As warmth began to return to my body, the memory of what had led to this moment began to return as well. I went out for an afternoon run. Barbara and the kids were leaving for Dayton. I had a school event in the morning and would be driving down tomorrow night to join them. I was looking forward to the solitude and the freedom to do as I pleased for a few hours. Since they were about to head out the door, I took my key with me, knowing that by the time I returned they'd be gone. It was cold that day--19 degrees and dropping, but I was bundled in multiple layers and even with temperatures below freezing I worked up quite a sweat.
When I returned to the apartment, Babs and the kids were gone as I'd expected.
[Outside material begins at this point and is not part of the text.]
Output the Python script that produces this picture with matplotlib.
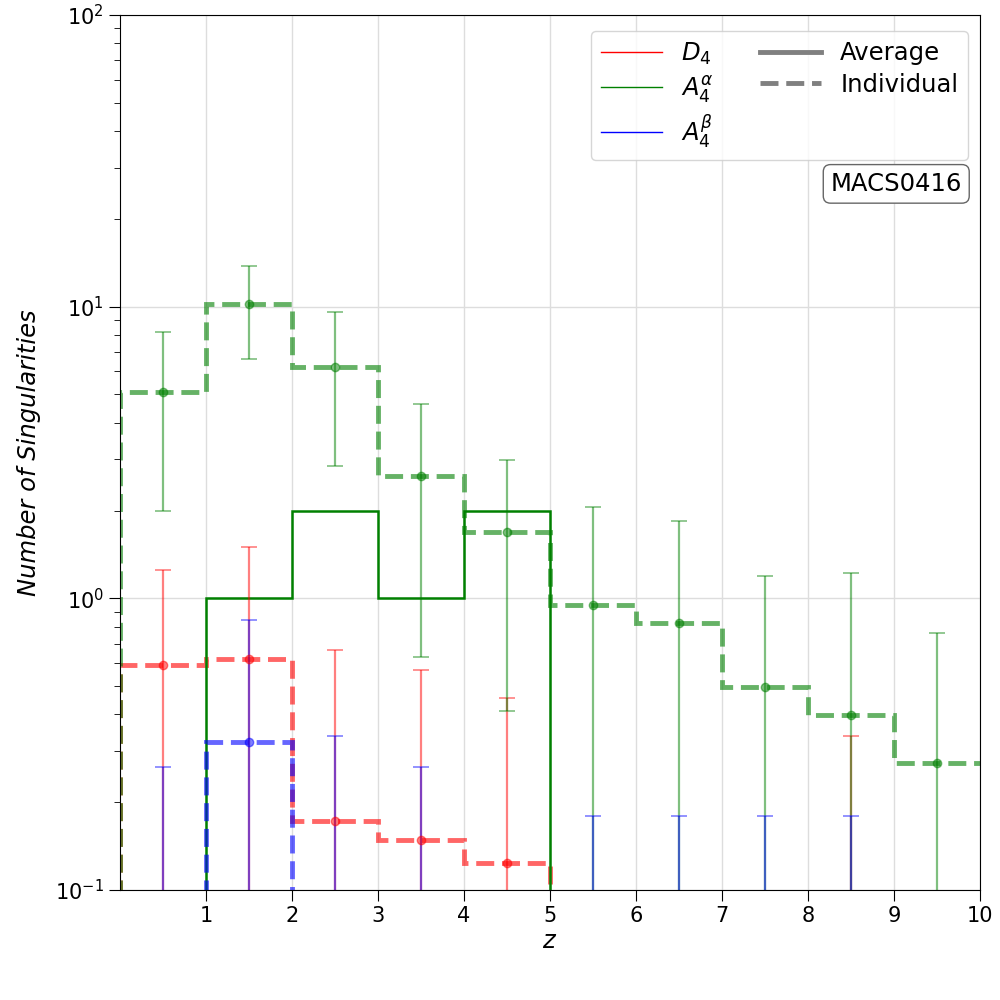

I inserted the key in the lock and it wouldn't budge. I tried it several times--our house key sticks sometimes--but to no avail. I began to wonder if I'd brought the right key. I remembered feeling a sense of disquiet as I'd left the apartment--a vague sense that something wasn't quite right, that I was forgetting something. I ignored the feeling. A few minutes later when I was out on my run, Barbara called me on my phone to say that I'd left my keys. I told her no, I"d taken the house key off the ring. Again I ignored that discomfiting twinge.
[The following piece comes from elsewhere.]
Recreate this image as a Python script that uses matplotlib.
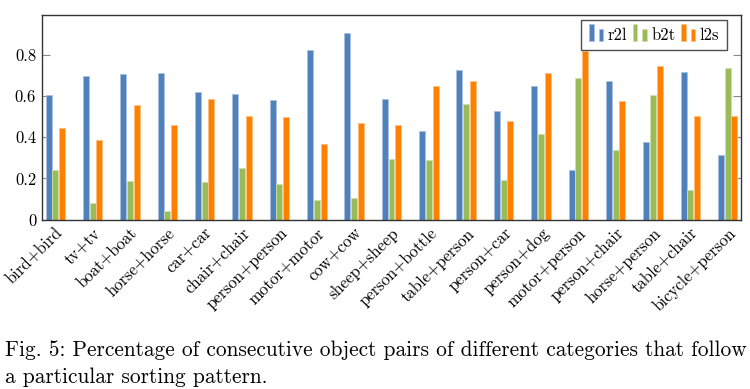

And now, now I knew what I'd been trying to tell myself. I had taken the wrong key. A key to some obscure closet in my school building looks just like our house key. More than once I'd tried to open our front door with that key and had been momentarily annoyed as it refused to open the door. Momentary annoyance was all that extra key ever cost me--until today. I'd called Babs who was already half an hour on the road and she agreed to turn around, and come back to let me in. And so, I'd sat down by the door to wait for her. At first, I was fine, since I'd bundled up for the run. But slowly the chill been to creep in through my sweat soaked running clothes underneath my outer layers. At the same time, the exhaustion from staying up half the night began to overtake me. And so I'd fallen asleep, the wrong key still in hand, only to be awakened some time later by the neighbor gently shaking my shoulder and the far more violent shivering that marked the onset of hypothermia.
In short order, the paramedics arrived and as they checked me out, my thoughts became clearer. With perfect clarity I realized that it was time to get rid of the extra keys in my life--keys that opened doors I no longer passed through. To hold on to them could cost me more than I cared to pay.